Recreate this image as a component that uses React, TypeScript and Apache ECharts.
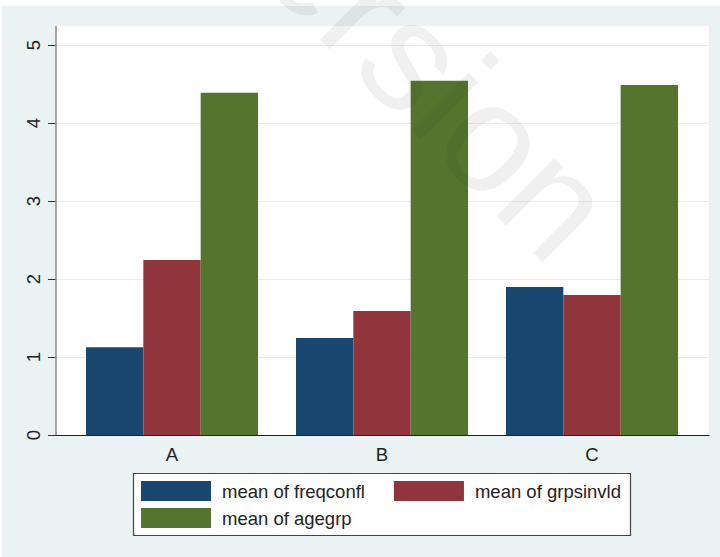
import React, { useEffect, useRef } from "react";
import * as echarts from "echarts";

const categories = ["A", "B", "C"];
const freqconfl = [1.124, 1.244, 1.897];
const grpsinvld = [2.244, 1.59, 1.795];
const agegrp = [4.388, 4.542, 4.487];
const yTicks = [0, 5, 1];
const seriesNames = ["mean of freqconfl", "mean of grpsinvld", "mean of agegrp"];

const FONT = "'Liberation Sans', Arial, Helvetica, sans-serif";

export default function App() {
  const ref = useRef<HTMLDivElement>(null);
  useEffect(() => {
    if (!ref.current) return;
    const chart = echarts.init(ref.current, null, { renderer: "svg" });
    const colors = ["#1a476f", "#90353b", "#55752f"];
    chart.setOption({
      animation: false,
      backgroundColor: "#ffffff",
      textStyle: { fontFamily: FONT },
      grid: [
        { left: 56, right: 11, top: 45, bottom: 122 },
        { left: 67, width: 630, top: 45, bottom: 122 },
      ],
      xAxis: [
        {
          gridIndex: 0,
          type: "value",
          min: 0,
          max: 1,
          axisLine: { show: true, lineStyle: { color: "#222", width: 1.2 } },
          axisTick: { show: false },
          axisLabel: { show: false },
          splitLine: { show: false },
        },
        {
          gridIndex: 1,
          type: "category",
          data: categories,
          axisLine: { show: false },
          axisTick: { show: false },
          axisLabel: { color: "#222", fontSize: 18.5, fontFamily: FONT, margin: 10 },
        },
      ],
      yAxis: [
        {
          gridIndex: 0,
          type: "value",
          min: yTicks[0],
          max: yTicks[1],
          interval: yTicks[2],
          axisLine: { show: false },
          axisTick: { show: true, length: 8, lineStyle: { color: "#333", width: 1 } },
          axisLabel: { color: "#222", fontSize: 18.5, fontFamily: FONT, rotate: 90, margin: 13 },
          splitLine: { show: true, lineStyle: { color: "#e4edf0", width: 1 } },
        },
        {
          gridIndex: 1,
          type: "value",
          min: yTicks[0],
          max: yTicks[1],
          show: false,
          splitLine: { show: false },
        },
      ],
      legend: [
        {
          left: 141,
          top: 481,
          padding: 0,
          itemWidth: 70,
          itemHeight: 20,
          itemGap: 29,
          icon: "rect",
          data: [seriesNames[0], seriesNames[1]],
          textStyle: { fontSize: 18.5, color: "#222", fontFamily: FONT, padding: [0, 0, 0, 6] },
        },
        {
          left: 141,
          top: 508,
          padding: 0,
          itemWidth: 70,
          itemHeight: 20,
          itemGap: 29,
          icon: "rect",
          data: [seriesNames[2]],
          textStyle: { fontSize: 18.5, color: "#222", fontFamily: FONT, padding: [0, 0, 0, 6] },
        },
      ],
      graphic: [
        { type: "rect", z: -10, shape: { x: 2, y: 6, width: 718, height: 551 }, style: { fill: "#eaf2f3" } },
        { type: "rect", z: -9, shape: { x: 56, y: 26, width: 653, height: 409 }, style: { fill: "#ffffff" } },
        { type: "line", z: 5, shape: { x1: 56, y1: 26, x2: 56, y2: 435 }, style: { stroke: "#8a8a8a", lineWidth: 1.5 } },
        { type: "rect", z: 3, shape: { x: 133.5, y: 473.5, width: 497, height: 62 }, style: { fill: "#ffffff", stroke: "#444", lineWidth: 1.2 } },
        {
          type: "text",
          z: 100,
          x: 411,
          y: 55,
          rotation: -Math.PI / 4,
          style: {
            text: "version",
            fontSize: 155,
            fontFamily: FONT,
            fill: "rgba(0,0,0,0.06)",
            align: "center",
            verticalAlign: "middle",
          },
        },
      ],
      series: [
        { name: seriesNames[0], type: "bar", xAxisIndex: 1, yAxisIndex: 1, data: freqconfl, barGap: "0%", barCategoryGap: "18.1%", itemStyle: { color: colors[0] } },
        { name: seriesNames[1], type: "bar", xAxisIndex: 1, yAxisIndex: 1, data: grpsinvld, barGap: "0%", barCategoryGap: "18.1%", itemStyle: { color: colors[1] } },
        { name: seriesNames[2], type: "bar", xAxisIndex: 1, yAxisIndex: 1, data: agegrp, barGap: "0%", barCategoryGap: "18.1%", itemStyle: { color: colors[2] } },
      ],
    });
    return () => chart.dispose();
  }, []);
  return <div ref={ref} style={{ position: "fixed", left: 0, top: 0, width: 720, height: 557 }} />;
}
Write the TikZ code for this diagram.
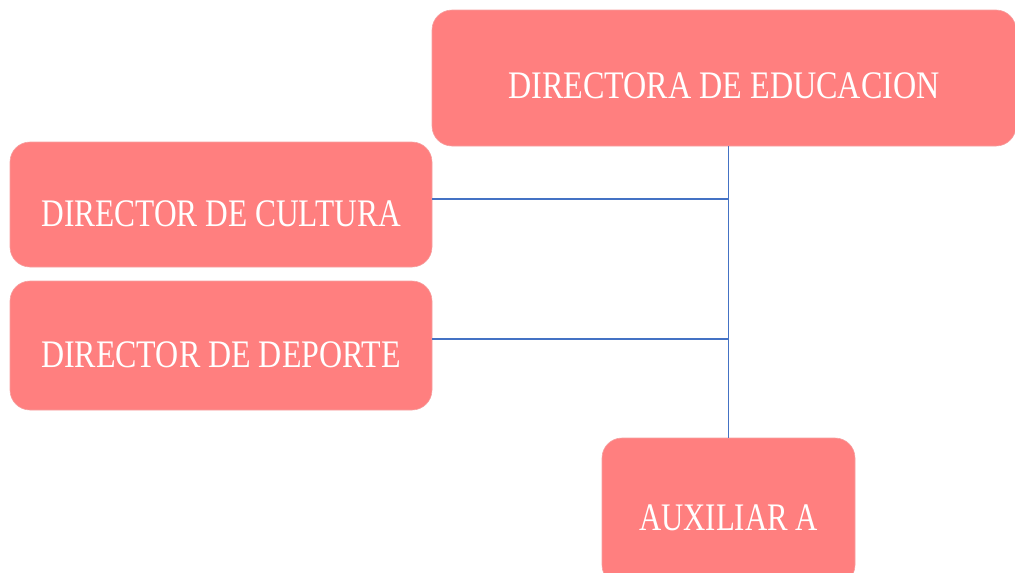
○ ○ ○ ○ ○
Given instruction:
From the first line of the entries above down to the line holding "import * as", quote each line exactly and nothing else, skipping pictures.

Expected answer:
Recreate this image as a component that uses React, TypeScript and Apache ECharts.
import React, { useEffect, useRef } from "react";
import * as echarts from "echarts";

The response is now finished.